«Один бежит, второй валяется, третий кусается»: учительница — о работе с по-настоящему сложными детьми

70 697

«Один бежит, второй валяется, третий кусается»: учительница — о работе с по-настоящему сложными детьми

70 697

«Один бежит, второй валяется, третий кусается»: учительница — о работе с по-настоящему сложными детьми

70 697

В ее классе всего шесть человек, и все равно это очень много. Наталья Новикова не просто учитель в школе, она специальный педагог и работает с детьми с РАС и с умеренными и тяжелыми интеллектуальными нарушениями. А еще Наталья сама мама такого особенного ребенка, и этот опыт ей очень помогает. Поговорили с ней о специальной педагогике, родителях и, конечно же, детях.

«Я хочу помогать людям»

Многие, когда узнают, что я не только учитель, работающий с особыми детьми, но и сама мама особого ребенка, думают, что я пришла в школу из-за него. Но это не так. Ему было уже 12, когда я резко сменила профессию. До этого я никогда не работала в педагогике. И образования у меня педагогического не было. Просто тогда у меня был непростой период в жизни, после которого пришло понимание, что важно, а что не очень, и в голове появилась фраза — «Я хочу помогать людям».

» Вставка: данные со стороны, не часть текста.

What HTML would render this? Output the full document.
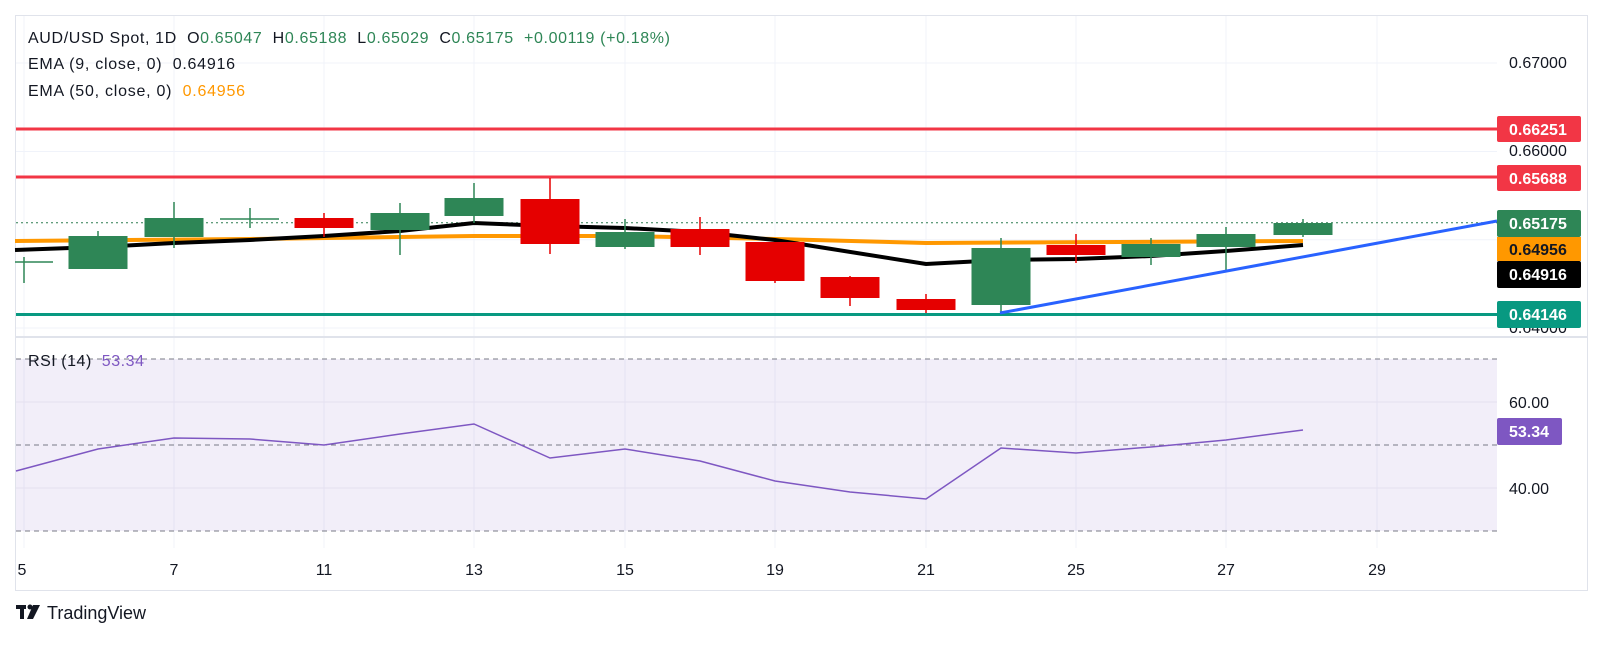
<!DOCTYPE html>
<html><head><meta charset="utf-8"><style>
html,body{margin:0;padding:0;background:#fff;}
svg text{font-family:"Liberation Sans",sans-serif;white-space:pre;}
</style></head><body>
<svg width="1602" height="644" viewBox="0 0 1602 644" xmlns="http://www.w3.org/2000/svg" xml:space="preserve">
<rect x="15.5" y="15.5" width="1572" height="575" fill="#fff" stroke="#e0e3eb"/>
<g stroke="#f0f3fa" stroke-width="1">
<line x1="16" y1="63" x2="1497" y2="63"/><line x1="16" y1="151.5" x2="1497" y2="151.5"/><line x1="16" y1="239.7" x2="1497" y2="239.7"/><line x1="16" y1="328" x2="1497" y2="328"/>
<line x1="24" y1="16" x2="24" y2="548"/><line x1="174" y1="16" x2="174" y2="548"/><line x1="324" y1="16" x2="324" y2="548"/><line x1="474" y1="16" x2="474" y2="548"/><line x1="625" y1="16" x2="625" y2="548"/><line x1="775" y1="16" x2="775" y2="548"/><line x1="926" y1="16" x2="926" y2="548"/><line x1="1076" y1="16" x2="1076" y2="548"/><line x1="1226" y1="16" x2="1226" y2="548"/><line x1="1377" y1="16" x2="1377" y2="548"/>
</g>
<line x1="16" y1="337" x2="1587" y2="337" stroke="#e0e3eb" stroke-width="2"/>
<rect x="16" y="359" width="1481" height="172" fill="#7e57c2" fill-opacity="0.1"/>
<line x1="16" y1="402" x2="1497" y2="402" stroke="#e4e0ef"/><line x1="16" y1="488" x2="1497" y2="488" stroke="#e4e0ef"/>
<g stroke="#787b86" stroke-dasharray="5,4" stroke-width="1">
<line x1="16" y1="359" x2="1497" y2="359"/><line x1="16" y1="445" x2="1497" y2="445"/><line x1="16" y1="531" x2="1497" y2="531"/></g>
<polyline fill="none" stroke="#7e57c2" stroke-width="1.5" points="16,471 98,449 174,438 250,439 324,445 400,434 474,424 550,458 625,449 700,461 775,481 850,492 926,499 1001,448 1076,453 1151,447 1226,440 1303,430"/>
<line x1="16" y1="129" x2="1497" y2="129" stroke="#f23645" stroke-width="3"/>
<line x1="16" y1="177" x2="1497" y2="177" stroke="#f23645" stroke-width="3"/>
<line x1="16" y1="314.5" x2="1497" y2="314.5" stroke="#089981" stroke-width="3"/>
<line x1="16" y1="222.7" x2="1497" y2="222.7" stroke="#2e7d50" stroke-width="1" stroke-dasharray="2,3"/>
<polyline fill="none" stroke="#ff9800" stroke-width="4" points="15,241 250,239 474,236 625,236 775,239 926,243 1303,241"/>
<polyline fill="none" stroke="#000" stroke-width="4" points="15,250 98,247 174,243 250,240 324,236 400,231 474,223 550,226 625,228 700,232 775,240 926,264 1001,260 1076,259 1151,256 1226,251 1303,245"/>
<g stroke-width="1.5">
<g stroke="#2e8656" fill="#2e8656">
<line x1="24" y1="257" x2="24" y2="283"/><line x1="15" y1="262" x2="53" y2="262"/>
<line x1="98" y1="231" x2="98" y2="269"/><rect x="68.5" y="236" width="59" height="33" stroke="none"/>
<line x1="174" y1="202" x2="174" y2="248"/><rect x="144.5" y="218" width="59" height="19" stroke="none"/>
<line x1="250" y1="208" x2="250" y2="228"/><line x1="220" y1="219" x2="279" y2="219"/>
<line x1="400" y1="203" x2="400" y2="255"/><rect x="370.5" y="213" width="59" height="17" stroke="none"/>
<line x1="474" y1="183" x2="474" y2="223"/><rect x="444.5" y="198" width="59" height="18" stroke="none"/>
<line x1="625" y1="219" x2="625" y2="249"/><rect x="595.5" y="232" width="59" height="15" stroke="none"/>
<line x1="1001" y1="238" x2="1001" y2="312"/><rect x="971.5" y="248" width="59" height="57" stroke="none"/>
<line x1="1151" y1="238" x2="1151" y2="265"/><rect x="1121.5" y="244" width="59" height="13" stroke="none"/>
<line x1="1226" y1="227" x2="1226" y2="271"/><rect x="1196.5" y="234" width="59" height="13" stroke="none"/>
<line x1="1303" y1="219" x2="1303" y2="237"/><rect x="1273.5" y="223" width="59" height="12" stroke="none"/>
</g>
<g stroke="#e50000" fill="#e50000">
<line x1="324" y1="213" x2="324" y2="237"/><rect x="294.5" y="218" width="59" height="10" stroke="none"/>
<line x1="550" y1="178" x2="550" y2="254"/><rect x="520.5" y="199" width="59" height="45" stroke="none"/>
<line x1="700" y1="217" x2="700" y2="255"/><rect x="670.5" y="229" width="59" height="18" stroke="none"/>
<line x1="775" y1="242" x2="775" y2="283"/><rect x="745.5" y="242" width="59" height="39" stroke="none"/>
<line x1="850" y1="276" x2="850" y2="306"/><rect x="820.5" y="277" width="59" height="21" stroke="none"/>
<line x1="926" y1="294" x2="926" y2="313"/><rect x="896.5" y="299" width="59" height="11" stroke="none"/>
<line x1="1076" y1="234" x2="1076" y2="263"/><rect x="1046.5" y="245" width="59" height="10" stroke="none"/>
</g></g>
<line x1="1000" y1="313" x2="1497" y2="221" stroke="#2962ff" stroke-width="3"/>
<g font-size="16" fill="#131722">
<text x="1509" y="68">0.67000</text><text x="1509" y="156">0.66000</text><text x="1509" y="333">0.64000</text>
<text x="1509" y="408">60.00</text><text x="1509" y="494">40.00</text>
</g>
<g font-size="16" font-weight="bold">
<rect x="1497" y="116" width="84" height="26" rx="2" fill="#f23645"/><text x="1509" y="135" fill="#fff">0.66251</text>
<rect x="1497" y="165" width="84" height="26" rx="2" fill="#f23645"/><text x="1509" y="184" fill="#fff">0.65688</text>
<rect x="1497" y="210" width="84" height="27" rx="2" fill="#2e8656"/><text x="1509" y="229" fill="#fff">0.65175</text>
<rect x="1497" y="237" width="84" height="24" fill="#ff9800"/><text x="1509" y="255" fill="#131722">0.64956</text>
<rect x="1497" y="261" width="84" height="27" rx="2" fill="#000"/><text x="1509" y="280" fill="#fff">0.64916</text>
<rect x="1497" y="301" width="84" height="27" rx="2" fill="#089981"/><text x="1509" y="320" fill="#fff">0.64146</text>
<rect x="1497" y="418" width="65" height="27" rx="2" fill="#7e57c2"/><text x="1509" y="437" fill="#fff">53.34</text>
</g>
<g font-size="16" fill="#131722" text-anchor="middle">
<text x="22" y="575">5</text><text x="174" y="575">7</text><text x="324" y="575">11</text><text x="474" y="575">13</text><text x="625" y="575">15</text><text x="775" y="575">19</text><text x="926" y="575">21</text><text x="1076" y="575">25</text><text x="1226" y="575">27</text><text x="1377" y="575">29</text>
</g>
<g font-size="16" fill="#131722">
<text x="28" y="43" textLength="642" lengthAdjust="spacing">AUD/USD Spot, 1D  O<tspan fill="#2e8656">0.65047</tspan>  H<tspan fill="#2e8656">0.65188</tspan>  L<tspan fill="#2e8656">0.65029</tspan>  C<tspan fill="#2e8656">0.65175</tspan>  <tspan fill="#2e8656">+0.00119 (+0.18%)</tspan></text>
<text x="28" y="69" textLength="207" lengthAdjust="spacing">EMA (9, close, 0)  0.64916</text>
<text x="28" y="96" textLength="217" lengthAdjust="spacing">EMA (50, close, 0)  <tspan fill="#ff9800">0.64956</tspan></text>
<text x="28" y="366" textLength="116" lengthAdjust="spacing">RSI (14)  <tspan fill="#7e57c2">53.34</tspan></text>
</g>
<g fill="#131722">
<rect x="16" y="605" width="10" height="4"/><rect x="20" y="605" width="4" height="14"/><circle cx="30" cy="607" r="2.5"/><polygon points="33,605 40,605 33,619 27,619"/>
<text x="47" y="619" font-size="18">TradingView</text>
</g>
</svg>
</body></html>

Год я ходила и не знала, куда себя приткнуть. А потом, когда 1 сентября привела сына в очередной класс нашей особенной школы (ГБОУ школа № 46 «Центр Реабилитации и Милосердия» в Санкт-Петербурге. — Прим. ред.), просто поняла, что вот оно! И пришла к руководству школы со словами: «Я хочу работать в школе, у вас есть что-нибудь для меня?»

Меня взяли помощником воспитателя. Это самая нижняя ступенька. В классе, где все дети с умеренной и тяжелой степенью интеллектуальных нарушений, всегда нужны руки — подать, принести, помочь.

Через пару месяцев, за которые я успела сунуть свой нос везде где только можно, начать заниматься самообразованием и почитывать про поведенческий анализ, меня вызвало руководство и предложило пройти обучение. Так благодаря руководству школы я пошла учиться в Академию постдипломного образования и получила профессию специального педагога.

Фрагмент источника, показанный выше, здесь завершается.